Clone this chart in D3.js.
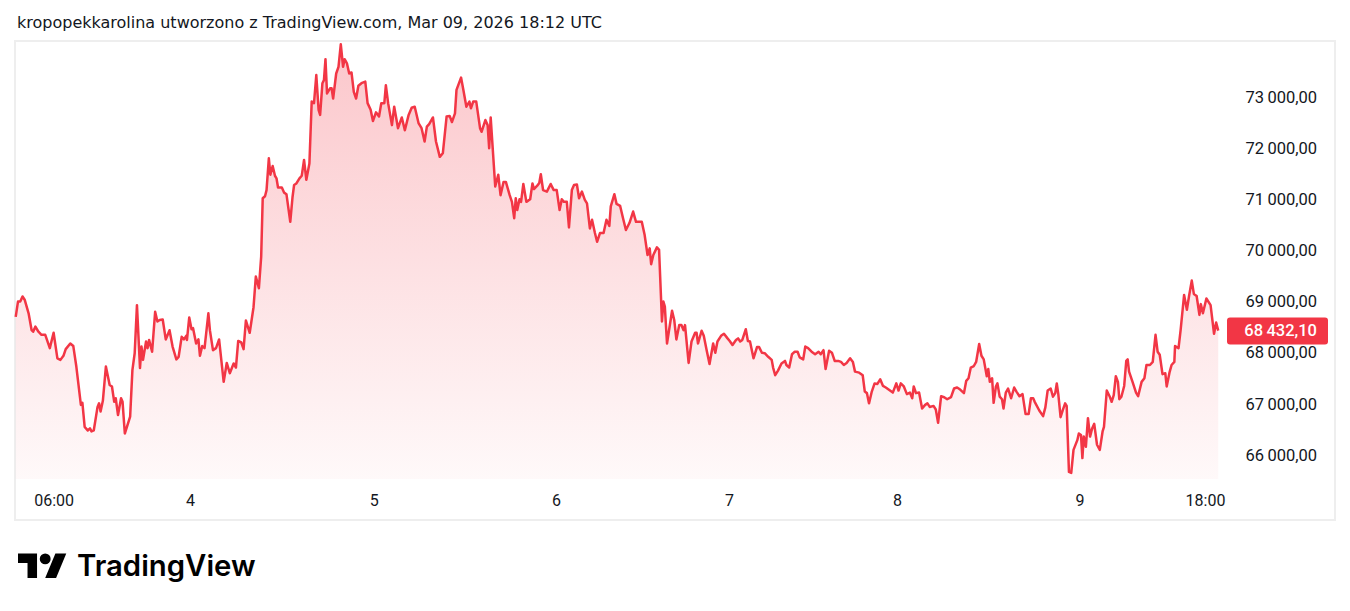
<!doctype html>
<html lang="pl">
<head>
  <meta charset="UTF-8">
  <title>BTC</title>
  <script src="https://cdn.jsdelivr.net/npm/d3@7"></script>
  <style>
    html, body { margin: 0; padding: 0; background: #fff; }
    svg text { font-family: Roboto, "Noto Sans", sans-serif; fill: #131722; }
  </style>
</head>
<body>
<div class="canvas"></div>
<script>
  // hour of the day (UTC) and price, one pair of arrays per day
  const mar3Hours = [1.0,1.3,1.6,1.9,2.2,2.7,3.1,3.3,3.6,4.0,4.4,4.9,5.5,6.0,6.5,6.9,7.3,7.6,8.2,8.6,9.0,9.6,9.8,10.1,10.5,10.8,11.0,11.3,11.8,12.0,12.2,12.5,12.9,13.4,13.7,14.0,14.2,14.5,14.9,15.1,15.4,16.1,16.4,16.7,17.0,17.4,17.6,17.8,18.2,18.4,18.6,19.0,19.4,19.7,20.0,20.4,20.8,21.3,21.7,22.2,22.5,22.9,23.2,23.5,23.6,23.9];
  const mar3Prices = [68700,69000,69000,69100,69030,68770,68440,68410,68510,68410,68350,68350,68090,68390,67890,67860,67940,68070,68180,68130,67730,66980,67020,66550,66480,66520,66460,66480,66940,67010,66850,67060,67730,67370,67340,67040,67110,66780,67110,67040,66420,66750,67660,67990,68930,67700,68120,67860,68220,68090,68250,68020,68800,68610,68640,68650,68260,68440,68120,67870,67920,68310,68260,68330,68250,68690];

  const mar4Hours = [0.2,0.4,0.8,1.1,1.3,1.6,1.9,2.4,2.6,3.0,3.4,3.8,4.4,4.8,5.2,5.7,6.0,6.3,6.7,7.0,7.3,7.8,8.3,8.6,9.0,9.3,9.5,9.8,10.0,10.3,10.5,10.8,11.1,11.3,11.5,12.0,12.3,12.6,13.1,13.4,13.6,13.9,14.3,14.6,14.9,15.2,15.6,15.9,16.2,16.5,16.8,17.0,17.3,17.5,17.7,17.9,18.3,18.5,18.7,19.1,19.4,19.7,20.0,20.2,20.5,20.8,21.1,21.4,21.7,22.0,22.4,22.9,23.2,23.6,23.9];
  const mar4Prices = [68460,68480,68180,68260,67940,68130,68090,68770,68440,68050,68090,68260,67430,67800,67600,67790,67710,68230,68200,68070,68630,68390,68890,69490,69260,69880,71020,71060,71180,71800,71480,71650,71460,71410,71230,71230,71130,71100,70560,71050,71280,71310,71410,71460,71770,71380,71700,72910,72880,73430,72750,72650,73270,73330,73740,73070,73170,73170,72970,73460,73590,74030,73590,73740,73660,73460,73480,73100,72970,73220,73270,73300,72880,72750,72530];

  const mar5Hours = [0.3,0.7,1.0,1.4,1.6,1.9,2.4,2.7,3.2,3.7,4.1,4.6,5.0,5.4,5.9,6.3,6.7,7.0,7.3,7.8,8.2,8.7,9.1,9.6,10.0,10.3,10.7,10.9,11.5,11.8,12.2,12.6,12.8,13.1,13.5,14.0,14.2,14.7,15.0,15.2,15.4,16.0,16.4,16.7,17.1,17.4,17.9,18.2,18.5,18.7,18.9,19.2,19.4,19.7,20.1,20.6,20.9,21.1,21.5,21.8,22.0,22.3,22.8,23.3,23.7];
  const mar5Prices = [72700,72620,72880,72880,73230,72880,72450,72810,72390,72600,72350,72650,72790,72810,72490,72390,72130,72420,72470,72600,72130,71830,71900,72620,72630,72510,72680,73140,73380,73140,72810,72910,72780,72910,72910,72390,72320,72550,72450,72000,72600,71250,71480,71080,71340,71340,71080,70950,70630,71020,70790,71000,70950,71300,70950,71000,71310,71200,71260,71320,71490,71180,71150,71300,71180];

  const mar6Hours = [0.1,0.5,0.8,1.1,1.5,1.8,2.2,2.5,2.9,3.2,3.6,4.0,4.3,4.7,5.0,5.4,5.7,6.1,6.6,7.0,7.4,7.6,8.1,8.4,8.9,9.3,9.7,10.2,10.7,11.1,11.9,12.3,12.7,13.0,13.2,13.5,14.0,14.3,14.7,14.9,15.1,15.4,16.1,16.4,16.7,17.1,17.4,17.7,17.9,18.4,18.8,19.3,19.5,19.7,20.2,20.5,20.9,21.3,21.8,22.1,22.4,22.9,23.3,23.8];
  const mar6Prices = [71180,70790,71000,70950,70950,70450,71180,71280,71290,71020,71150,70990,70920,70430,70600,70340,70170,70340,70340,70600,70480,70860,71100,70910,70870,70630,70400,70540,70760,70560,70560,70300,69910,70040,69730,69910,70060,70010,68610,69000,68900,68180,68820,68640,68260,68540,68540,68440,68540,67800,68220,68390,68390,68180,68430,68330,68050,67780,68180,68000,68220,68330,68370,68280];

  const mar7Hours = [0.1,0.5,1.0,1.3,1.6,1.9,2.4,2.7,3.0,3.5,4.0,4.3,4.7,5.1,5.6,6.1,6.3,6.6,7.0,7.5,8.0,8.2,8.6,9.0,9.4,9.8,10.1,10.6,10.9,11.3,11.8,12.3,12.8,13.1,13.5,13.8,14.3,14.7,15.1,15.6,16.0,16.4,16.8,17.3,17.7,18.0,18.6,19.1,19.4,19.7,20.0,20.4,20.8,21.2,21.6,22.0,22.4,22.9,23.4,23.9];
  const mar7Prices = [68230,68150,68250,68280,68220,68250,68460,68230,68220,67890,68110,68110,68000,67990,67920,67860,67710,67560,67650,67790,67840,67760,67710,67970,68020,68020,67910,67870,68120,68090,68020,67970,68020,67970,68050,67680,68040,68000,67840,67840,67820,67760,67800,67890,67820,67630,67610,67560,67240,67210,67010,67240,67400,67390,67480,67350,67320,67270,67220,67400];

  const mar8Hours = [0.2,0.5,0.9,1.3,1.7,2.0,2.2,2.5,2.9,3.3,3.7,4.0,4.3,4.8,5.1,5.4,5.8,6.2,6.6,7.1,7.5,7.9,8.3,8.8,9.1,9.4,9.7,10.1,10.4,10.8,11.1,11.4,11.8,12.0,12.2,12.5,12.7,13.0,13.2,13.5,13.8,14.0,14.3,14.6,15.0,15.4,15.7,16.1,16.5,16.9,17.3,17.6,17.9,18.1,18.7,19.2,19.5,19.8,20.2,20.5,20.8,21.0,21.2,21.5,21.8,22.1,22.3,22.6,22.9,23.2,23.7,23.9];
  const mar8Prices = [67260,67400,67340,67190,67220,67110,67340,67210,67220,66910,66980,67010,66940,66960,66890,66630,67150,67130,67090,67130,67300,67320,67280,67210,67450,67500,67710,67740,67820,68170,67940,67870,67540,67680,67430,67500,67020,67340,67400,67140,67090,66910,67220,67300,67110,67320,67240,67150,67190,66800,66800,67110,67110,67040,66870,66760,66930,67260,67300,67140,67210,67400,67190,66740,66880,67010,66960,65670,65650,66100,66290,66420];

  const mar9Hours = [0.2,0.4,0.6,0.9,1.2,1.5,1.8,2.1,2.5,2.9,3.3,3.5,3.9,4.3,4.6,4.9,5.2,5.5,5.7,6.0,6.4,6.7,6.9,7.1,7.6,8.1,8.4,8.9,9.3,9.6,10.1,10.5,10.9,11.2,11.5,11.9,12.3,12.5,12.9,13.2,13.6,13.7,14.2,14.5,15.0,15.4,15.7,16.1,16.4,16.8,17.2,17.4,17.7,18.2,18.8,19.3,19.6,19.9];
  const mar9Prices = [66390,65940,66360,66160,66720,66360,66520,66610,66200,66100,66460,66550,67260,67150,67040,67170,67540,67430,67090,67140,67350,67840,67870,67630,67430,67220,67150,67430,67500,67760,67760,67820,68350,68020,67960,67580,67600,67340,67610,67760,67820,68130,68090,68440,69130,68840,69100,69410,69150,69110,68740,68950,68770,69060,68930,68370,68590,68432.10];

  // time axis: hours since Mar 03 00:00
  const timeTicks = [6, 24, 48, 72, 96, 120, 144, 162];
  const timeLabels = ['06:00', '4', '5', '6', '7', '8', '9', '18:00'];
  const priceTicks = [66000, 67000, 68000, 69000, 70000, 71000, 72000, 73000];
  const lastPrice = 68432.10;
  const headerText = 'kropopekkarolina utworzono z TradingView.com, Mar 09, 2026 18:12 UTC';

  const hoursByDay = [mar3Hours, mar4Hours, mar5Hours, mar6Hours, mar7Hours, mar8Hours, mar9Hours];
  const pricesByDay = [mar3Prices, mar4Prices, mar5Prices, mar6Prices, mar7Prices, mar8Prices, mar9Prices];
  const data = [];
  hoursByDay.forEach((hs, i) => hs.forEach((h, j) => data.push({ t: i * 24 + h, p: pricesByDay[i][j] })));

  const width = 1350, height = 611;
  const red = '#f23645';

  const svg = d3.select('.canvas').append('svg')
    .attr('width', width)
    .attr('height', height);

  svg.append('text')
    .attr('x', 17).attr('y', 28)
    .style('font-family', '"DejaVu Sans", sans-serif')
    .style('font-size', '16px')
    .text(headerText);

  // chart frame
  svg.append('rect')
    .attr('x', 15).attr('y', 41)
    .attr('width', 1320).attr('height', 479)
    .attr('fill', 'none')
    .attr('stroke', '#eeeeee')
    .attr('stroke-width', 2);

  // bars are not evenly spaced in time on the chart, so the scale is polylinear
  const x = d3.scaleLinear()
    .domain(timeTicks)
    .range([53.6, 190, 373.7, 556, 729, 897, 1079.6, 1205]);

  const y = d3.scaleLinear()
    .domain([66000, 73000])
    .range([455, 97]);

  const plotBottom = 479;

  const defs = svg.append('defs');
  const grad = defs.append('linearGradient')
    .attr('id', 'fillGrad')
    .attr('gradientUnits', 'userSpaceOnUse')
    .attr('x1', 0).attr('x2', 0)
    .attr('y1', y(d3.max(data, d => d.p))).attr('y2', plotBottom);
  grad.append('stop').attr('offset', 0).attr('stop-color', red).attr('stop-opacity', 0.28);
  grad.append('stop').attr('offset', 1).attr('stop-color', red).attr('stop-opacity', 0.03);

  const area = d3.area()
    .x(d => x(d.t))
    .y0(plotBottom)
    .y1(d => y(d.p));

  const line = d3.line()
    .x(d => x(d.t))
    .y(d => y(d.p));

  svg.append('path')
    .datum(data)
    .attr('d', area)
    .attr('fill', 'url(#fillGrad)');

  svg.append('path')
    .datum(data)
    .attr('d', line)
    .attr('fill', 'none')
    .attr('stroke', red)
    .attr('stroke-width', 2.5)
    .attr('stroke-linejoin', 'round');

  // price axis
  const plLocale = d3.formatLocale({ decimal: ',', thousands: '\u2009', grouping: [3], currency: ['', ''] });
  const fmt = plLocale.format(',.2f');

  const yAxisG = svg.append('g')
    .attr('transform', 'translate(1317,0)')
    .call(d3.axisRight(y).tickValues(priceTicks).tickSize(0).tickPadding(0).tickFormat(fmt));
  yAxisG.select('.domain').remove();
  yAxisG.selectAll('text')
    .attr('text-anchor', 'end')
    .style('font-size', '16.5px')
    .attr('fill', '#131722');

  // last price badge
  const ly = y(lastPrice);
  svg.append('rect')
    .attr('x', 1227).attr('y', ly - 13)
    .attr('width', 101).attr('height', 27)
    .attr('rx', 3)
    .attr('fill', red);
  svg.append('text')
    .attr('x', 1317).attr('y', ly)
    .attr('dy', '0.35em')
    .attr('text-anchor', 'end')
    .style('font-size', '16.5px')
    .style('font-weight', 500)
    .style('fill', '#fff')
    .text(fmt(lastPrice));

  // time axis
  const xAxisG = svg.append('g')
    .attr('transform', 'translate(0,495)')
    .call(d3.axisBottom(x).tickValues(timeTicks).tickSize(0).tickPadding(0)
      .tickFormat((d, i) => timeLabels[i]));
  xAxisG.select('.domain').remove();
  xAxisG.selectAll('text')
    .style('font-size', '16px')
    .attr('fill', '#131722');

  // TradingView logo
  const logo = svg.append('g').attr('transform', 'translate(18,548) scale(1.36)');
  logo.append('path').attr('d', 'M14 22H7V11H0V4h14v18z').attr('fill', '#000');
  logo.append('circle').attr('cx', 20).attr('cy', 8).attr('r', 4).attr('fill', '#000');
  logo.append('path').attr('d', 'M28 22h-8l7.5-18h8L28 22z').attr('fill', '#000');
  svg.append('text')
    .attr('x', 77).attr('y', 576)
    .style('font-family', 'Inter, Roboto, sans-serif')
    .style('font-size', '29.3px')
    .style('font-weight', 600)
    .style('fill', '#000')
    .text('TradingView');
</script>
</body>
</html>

+++

PROBLEM: Find the lines above holding the word "chart" and show them.

RESPONSE TO THE TASK:
Clone this chart in D3.js.
  // chart frame
  // bars are not evenly spaced in time on the chart, so the scale is polylinear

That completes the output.